Dat ‘vergelegene’ van het land zit hem dus niet in de letterlijke afstand, maar zegt iets over de afstand van ons hart tot God. Niet alleen onze onkerkelijke buurman in de straat leeft in het vergelegen land, maar misschien ook een buurvrouw in de kerkbank.

Of misschien leeft een deel van onszelf daar wel. Ook wanneer we God op tien centimeter afstand houden, leven we in het vergelegen land. De blijde boodschap van het leven-gevende voedsel dat bij God te krijgen is, is niet alleen voor anderen nodig, maar ook voor mij.

Jezus sluit de derde gelijkenis op een aangrijpende manier af. Het verzoek van de vader aan de oudste zoon kan worden gelezen als een oproep aan de Farizeeën die aan het begin van het hoofdstuk morden over het feit dat Jezus at met de zondaars.

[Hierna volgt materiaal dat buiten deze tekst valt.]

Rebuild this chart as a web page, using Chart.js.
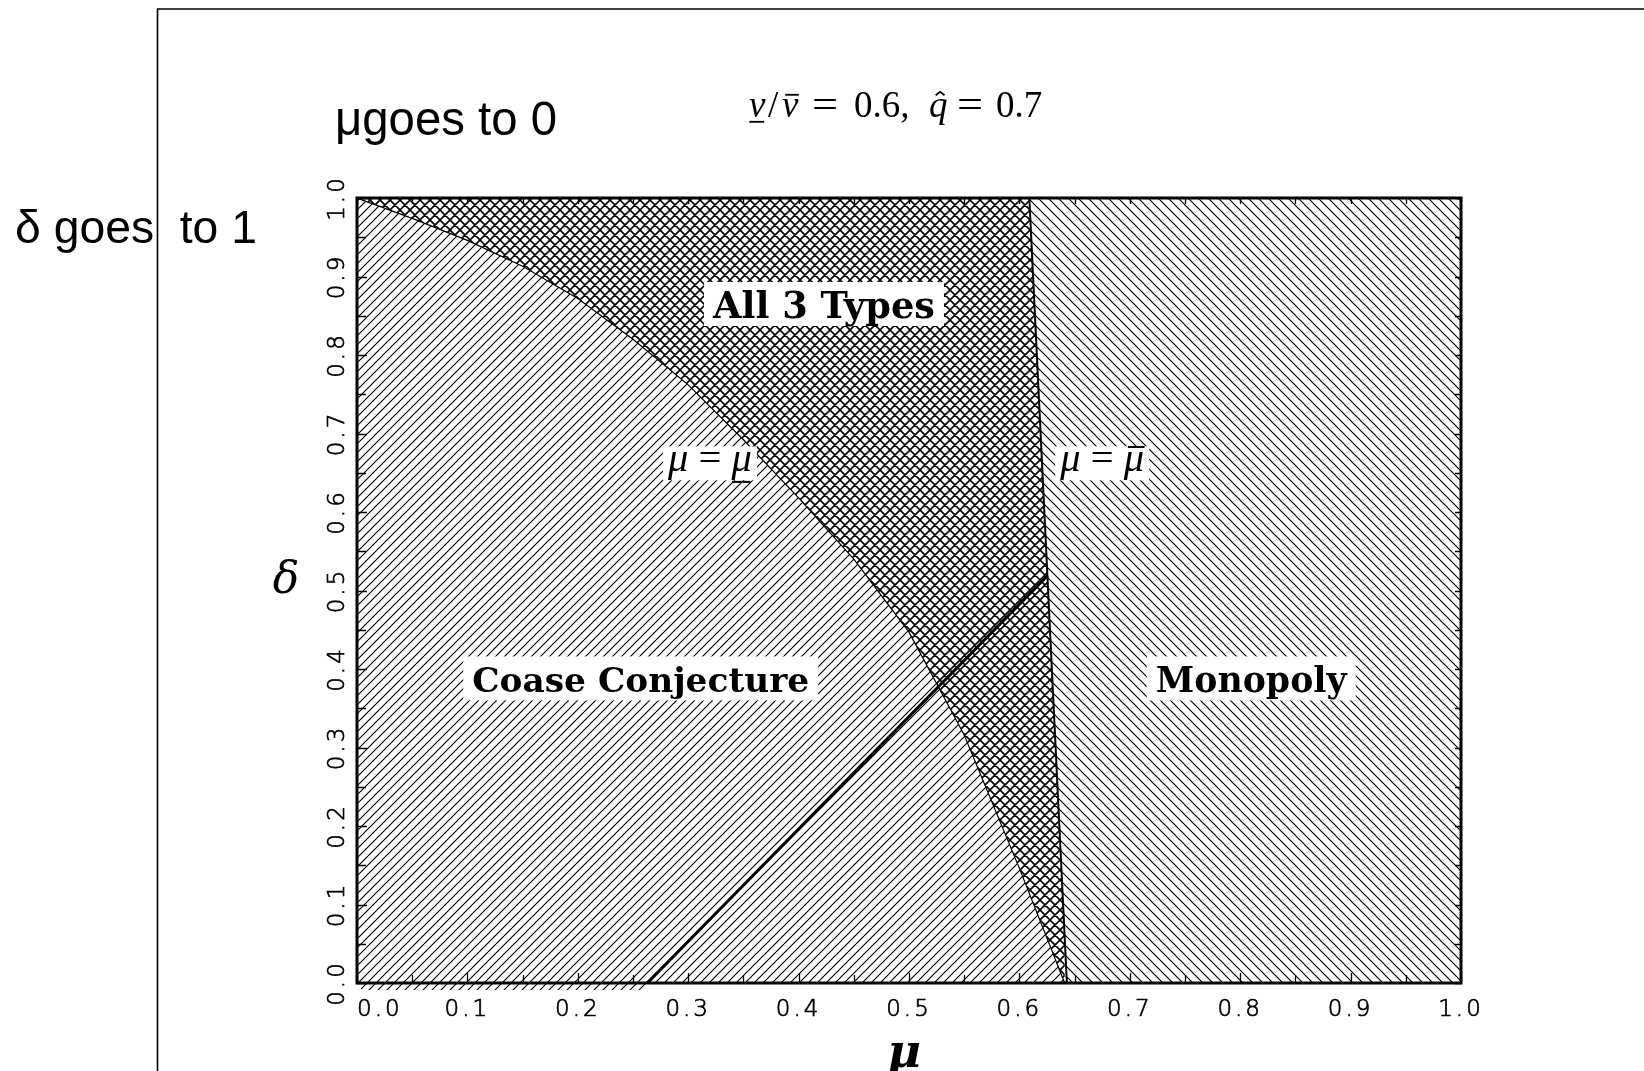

De gelijkenis van het verloren schaap sluit daarentegen af met de vrienden en buren die met de herder feest gaan vieren - en dat wordt op één lijn gezet met de blijdschap in de hemel. Deze blijdschap is de blijdschap van de engelen, lezen we in de gelijkenis van de verloren penning.

Evengoed zou je dus kunnen stellen dat deze gelijkenissen gaan over blijdschap, over feest. In de eerste twee gelijkenissen is deze blijdschap onvoorwaardelijk en intens, het is de hemel, het zijn de engelen die blij zijn. Is er ook maar iets in staat om daar afbreuk aan te doen?

De derde gelijkenis toont ons dat dat kan. Het is de oudste zoon die de vreugde van de hemel tart, die zich verheven voelt boven de blijdschap van de engelen. Dan is de oudste zoon niet 'slechts' evengoed een verloren zoon als zijn jongere broer, dan is hij oneindig veel erger. Vanwege zijn weigering om deel te nemen aan het feest, zwijgt in deze derde vertelling de hemel

Gelukkig heeft de gelijkenis van de zoon die terugkeerde uit het vergelegen land een open einde. Een open einde dat in onze handen wordt gelegd; de vader wacht op antwoord.